>> start Dataset excerpt

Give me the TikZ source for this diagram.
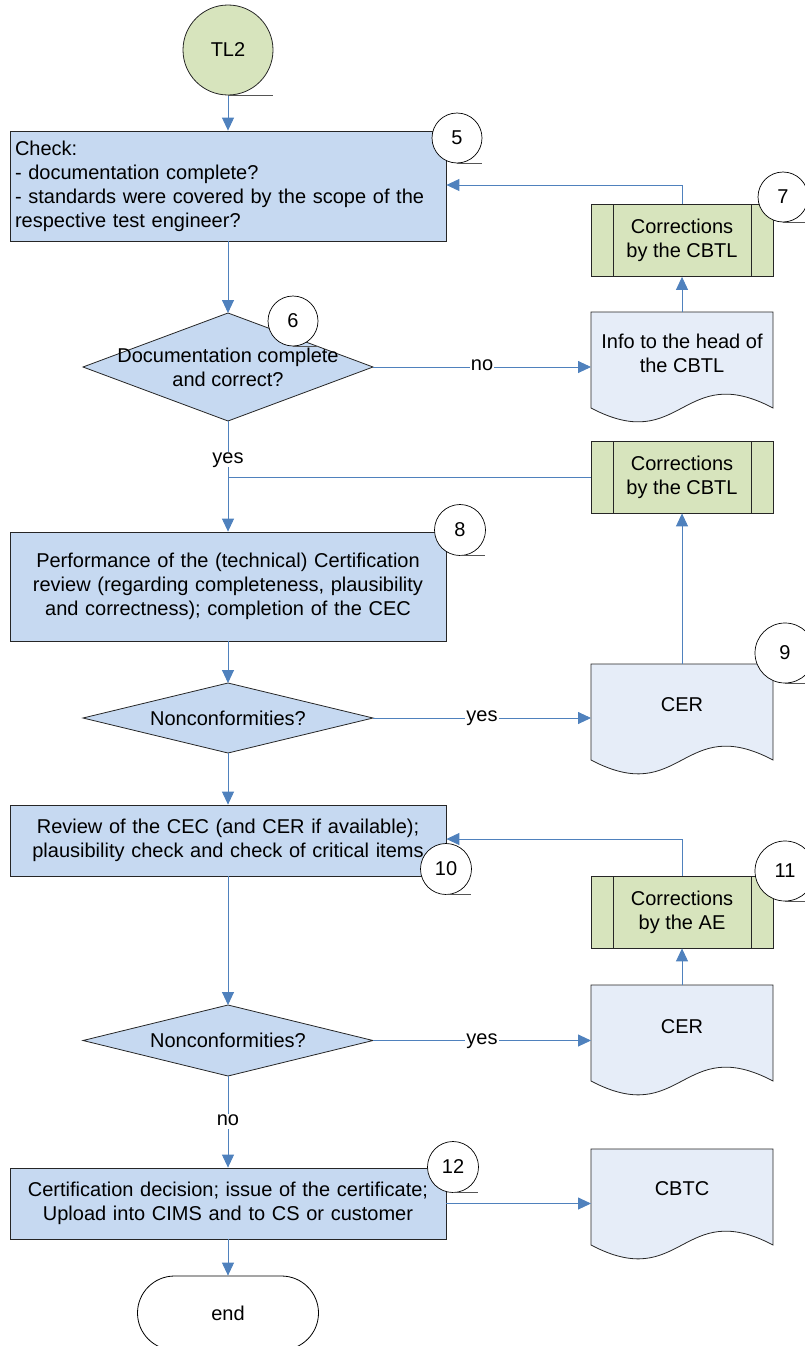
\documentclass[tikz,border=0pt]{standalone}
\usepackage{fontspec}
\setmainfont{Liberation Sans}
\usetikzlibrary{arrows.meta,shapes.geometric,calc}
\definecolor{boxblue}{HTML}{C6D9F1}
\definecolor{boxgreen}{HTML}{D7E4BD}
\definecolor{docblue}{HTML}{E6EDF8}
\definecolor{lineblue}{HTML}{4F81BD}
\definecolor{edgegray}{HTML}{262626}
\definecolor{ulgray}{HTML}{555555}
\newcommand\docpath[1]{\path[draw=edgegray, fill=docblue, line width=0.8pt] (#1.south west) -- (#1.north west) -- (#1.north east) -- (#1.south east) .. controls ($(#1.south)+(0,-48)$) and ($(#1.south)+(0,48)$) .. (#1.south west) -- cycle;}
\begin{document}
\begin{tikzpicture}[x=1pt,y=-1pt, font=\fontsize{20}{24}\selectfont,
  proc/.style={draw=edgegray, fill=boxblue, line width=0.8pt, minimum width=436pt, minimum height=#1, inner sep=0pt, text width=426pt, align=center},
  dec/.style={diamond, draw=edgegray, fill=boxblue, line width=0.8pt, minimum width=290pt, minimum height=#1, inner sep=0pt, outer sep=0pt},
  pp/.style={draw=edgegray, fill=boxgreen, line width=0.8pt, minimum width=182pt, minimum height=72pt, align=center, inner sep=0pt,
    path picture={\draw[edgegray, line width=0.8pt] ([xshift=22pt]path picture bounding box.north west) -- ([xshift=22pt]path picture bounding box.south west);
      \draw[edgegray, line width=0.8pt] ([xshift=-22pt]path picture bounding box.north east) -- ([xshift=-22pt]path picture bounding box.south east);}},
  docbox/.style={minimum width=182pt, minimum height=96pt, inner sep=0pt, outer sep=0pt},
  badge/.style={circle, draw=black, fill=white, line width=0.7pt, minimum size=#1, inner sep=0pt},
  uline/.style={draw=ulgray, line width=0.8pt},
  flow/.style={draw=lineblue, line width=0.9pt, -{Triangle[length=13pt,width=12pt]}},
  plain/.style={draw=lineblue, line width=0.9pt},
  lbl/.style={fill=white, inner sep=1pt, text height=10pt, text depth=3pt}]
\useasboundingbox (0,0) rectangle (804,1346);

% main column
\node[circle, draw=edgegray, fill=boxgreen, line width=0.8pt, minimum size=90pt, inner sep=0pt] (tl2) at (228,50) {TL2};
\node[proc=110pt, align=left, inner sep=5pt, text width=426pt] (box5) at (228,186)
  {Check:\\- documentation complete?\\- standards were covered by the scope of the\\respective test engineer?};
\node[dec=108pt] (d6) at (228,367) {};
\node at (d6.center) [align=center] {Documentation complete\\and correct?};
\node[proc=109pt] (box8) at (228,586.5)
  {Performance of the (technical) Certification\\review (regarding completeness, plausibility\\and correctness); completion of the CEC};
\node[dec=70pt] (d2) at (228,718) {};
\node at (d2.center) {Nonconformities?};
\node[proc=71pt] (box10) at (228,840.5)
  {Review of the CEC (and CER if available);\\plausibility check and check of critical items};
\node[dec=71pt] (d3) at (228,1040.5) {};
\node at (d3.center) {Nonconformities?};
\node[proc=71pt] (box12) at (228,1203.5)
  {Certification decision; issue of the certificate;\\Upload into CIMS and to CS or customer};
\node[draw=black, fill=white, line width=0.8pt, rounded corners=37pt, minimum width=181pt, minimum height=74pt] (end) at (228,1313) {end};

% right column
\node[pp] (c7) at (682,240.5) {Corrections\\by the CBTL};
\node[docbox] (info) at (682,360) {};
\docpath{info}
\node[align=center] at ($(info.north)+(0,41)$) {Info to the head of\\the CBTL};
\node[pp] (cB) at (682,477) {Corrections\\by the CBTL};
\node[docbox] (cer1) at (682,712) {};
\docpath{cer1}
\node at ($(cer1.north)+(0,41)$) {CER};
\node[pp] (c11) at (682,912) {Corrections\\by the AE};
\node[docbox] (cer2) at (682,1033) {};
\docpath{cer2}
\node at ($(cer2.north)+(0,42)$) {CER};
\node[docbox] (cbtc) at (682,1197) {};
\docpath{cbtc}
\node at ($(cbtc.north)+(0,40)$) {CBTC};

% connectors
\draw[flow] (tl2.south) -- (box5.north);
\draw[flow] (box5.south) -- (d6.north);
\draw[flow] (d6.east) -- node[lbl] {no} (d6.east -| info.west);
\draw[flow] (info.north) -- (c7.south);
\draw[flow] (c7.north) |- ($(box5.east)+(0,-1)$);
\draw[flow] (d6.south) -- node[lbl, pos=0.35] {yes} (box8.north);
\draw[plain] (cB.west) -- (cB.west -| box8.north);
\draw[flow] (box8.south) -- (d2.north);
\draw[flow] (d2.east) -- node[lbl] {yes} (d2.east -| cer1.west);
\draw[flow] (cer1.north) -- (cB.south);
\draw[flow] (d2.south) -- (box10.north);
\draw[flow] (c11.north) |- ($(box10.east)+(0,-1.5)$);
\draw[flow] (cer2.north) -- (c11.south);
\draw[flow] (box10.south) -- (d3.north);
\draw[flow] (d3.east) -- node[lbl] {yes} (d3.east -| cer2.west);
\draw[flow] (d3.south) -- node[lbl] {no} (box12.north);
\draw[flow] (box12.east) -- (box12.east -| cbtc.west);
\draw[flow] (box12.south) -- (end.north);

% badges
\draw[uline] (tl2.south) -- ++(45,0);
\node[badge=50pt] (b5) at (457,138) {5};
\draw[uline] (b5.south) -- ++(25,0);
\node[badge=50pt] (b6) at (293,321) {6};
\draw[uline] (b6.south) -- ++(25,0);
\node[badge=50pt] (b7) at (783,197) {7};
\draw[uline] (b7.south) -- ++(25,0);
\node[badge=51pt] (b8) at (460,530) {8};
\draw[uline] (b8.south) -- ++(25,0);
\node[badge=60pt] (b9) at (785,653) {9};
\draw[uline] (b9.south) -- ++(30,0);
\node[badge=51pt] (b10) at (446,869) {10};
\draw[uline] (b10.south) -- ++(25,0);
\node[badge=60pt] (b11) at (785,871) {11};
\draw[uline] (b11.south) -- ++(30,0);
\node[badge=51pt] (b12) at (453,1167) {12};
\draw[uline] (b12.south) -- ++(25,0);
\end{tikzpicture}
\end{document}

>> end Dataset excerpt

▶ [Work to complete] Without the pictures, write out the whole listing above exactly as it appears.

▶ [Answer in full]
Give me the TikZ source for this diagram.
\documentclass[tikz,border=0pt]{standalone}
\usepackage{fontspec}
\setmainfont{Liberation Sans}
\usetikzlibrary{arrows.meta,shapes.geometric,calc}
\definecolor{boxblue}{HTML}{C6D9F1}
\definecolor{boxgreen}{HTML}{D7E4BD}
\definecolor{docblue}{HTML}{E6EDF8}
\definecolor{lineblue}{HTML}{4F81BD}
\definecolor{edgegray}{HTML}{262626}
\definecolor{ulgray}{HTML}{555555}
\newcommand\docpath[1]{\path[draw=edgegray, fill=docblue, line width=0.8pt] (#1.south west) -- (#1.north west) -- (#1.north east) -- (#1.south east) .. controls ($(#1.south)+(0,-48)$) and ($(#1.south)+(0,48)$) .. (#1.south west) -- cycle;}
\begin{document}
\begin{tikzpicture}[x=1pt,y=-1pt, font=\fontsize{20}{24}\selectfont,
  proc/.style={draw=edgegray, fill=boxblue, line width=0.8pt, minimum width=436pt, minimum height=#1, inner sep=0pt, text width=426pt, align=center},
  dec/.style={diamond, draw=edgegray, fill=boxblue, line width=0.8pt, minimum width=290pt, minimum height=#1, inner sep=0pt, outer sep=0pt},
  pp/.style={draw=edgegray, fill=boxgreen, line width=0.8pt, minimum width=182pt, minimum height=72pt, align=center, inner sep=0pt,
    path picture={\draw[edgegray, line width=0.8pt] ([xshift=22pt]path picture bounding box.north west) -- ([xshift=22pt]path picture bounding box.south west);
      \draw[edgegray, line width=0.8pt] ([xshift=-22pt]path picture bounding box.north east) -- ([xshift=-22pt]path picture bounding box.south east);}},
  docbox/.style={minimum width=182pt, minimum height=96pt, inner sep=0pt, outer sep=0pt},
  badge/.style={circle, draw=black, fill=white, line width=0.7pt, minimum size=#1, inner sep=0pt},
  uline/.style={draw=ulgray, line width=0.8pt},
  flow/.style={draw=lineblue, line width=0.9pt, -{Triangle[length=13pt,width=12pt]}},
  plain/.style={draw=lineblue, line width=0.9pt},
  lbl/.style={fill=white, inner sep=1pt, text height=10pt, text depth=3pt}]
\useasboundingbox (0,0) rectangle (804,1346);

% main column
\node[circle, draw=edgegray, fill=boxgreen, line width=0.8pt, minimum size=90pt, inner sep=0pt] (tl2) at (228,50) {TL2};
\node[proc=110pt, align=left, inner sep=5pt, text width=426pt] (box5) at (228,186)
  {Check:\\- documentation complete?\\- standards were covered by the scope of the\\respective test engineer?};
\node[dec=108pt] (d6) at (228,367) {};
\node at (d6.center) [align=center] {Documentation complete\\and correct?};
\node[proc=109pt] (box8) at (228,586.5)
  {Performance of the (technical) Certification\\review (regarding completeness, plausibility\\and correctness); completion of the CEC};
\node[dec=70pt] (d2) at (228,718) {};
\node at (d2.center) {Nonconformities?};
\node[proc=71pt] (box10) at (228,840.5)
  {Review of the CEC (and CER if available);\\plausibility check and check of critical items};
\node[dec=71pt] (d3) at (228,1040.5) {};
\node at (d3.center) {Nonconformities?};
\node[proc=71pt] (box12) at (228,1203.5)
  {Certification decision; issue of the certificate;\\Upload into CIMS and to CS or customer};
\node[draw=black, fill=white, line width=0.8pt, rounded corners=37pt, minimum width=181pt, minimum height=74pt] (end) at (228,1313) {end};

% right column
\node[pp] (c7) at (682,240.5) {Corrections\\by the CBTL};
\node[docbox] (info) at (682,360) {};
\docpath{info}
\node[align=center] at ($(info.north)+(0,41)$) {Info to the head of\\the CBTL};
\node[pp] (cB) at (682,477) {Corrections\\by the CBTL};
\node[docbox] (cer1) at (682,712) {};
\docpath{cer1}
\node at ($(cer1.north)+(0,41)$) {CER};
\node[pp] (c11) at (682,912) {Corrections\\by the AE};
\node[docbox] (cer2) at (682,1033) {};
\docpath{cer2}
\node at ($(cer2.north)+(0,42)$) {CER};
\node[docbox] (cbtc) at (682,1197) {};
\docpath{cbtc}
\node at ($(cbtc.north)+(0,40)$) {CBTC};

% connectors
\draw[flow] (tl2.south) -- (box5.north);
\draw[flow] (box5.south) -- (d6.north);
\draw[flow] (d6.east) -- node[lbl] {no} (d6.east -| info.west);
\draw[flow] (info.north) -- (c7.south);
\draw[flow] (c7.north) |- ($(box5.east)+(0,-1)$);
\draw[flow] (d6.south) -- node[lbl, pos=0.35] {yes} (box8.north);
\draw[plain] (cB.west) -- (cB.west -| box8.north);
\draw[flow] (box8.south) -- (d2.north);
\draw[flow] (d2.east) -- node[lbl] {yes} (d2.east -| cer1.west);
\draw[flow] (cer1.north) -- (cB.south);
\draw[flow] (d2.south) -- (box10.north);
\draw[flow] (c11.north) |- ($(box10.east)+(0,-1.5)$);
\draw[flow] (cer2.north) -- (c11.south);
\draw[flow] (box10.south) -- (d3.north);
\draw[flow] (d3.east) -- node[lbl] {yes} (d3.east -| cer2.west);
\draw[flow] (d3.south) -- node[lbl] {no} (box12.north);
\draw[flow] (box12.east) -- (box12.east -| cbtc.west);
\draw[flow] (box12.south) -- (end.north);

% badges
\draw[uline] (tl2.south) -- ++(45,0);
\node[badge=50pt] (b5) at (457,138) {5};
\draw[uline] (b5.south) -- ++(25,0);
\node[badge=50pt] (b6) at (293,321) {6};
\draw[uline] (b6.south) -- ++(25,0);
\node[badge=50pt] (b7) at (783,197) {7};
\draw[uline] (b7.south) -- ++(25,0);
\node[badge=51pt] (b8) at (460,530) {8};
\draw[uline] (b8.south) -- ++(25,0);
\node[badge=60pt] (b9) at (785,653) {9};
\draw[uline] (b9.south) -- ++(30,0);
\node[badge=51pt] (b10) at (446,869) {10};
\draw[uline] (b10.south) -- ++(25,0);
\node[badge=60pt] (b11) at (785,871) {11};
\draw[uline] (b11.south) -- ++(30,0);
\node[badge=51pt] (b12) at (453,1167) {12};
\draw[uline] (b12.south) -- ++(25,0);
\end{tikzpicture}
\end{document}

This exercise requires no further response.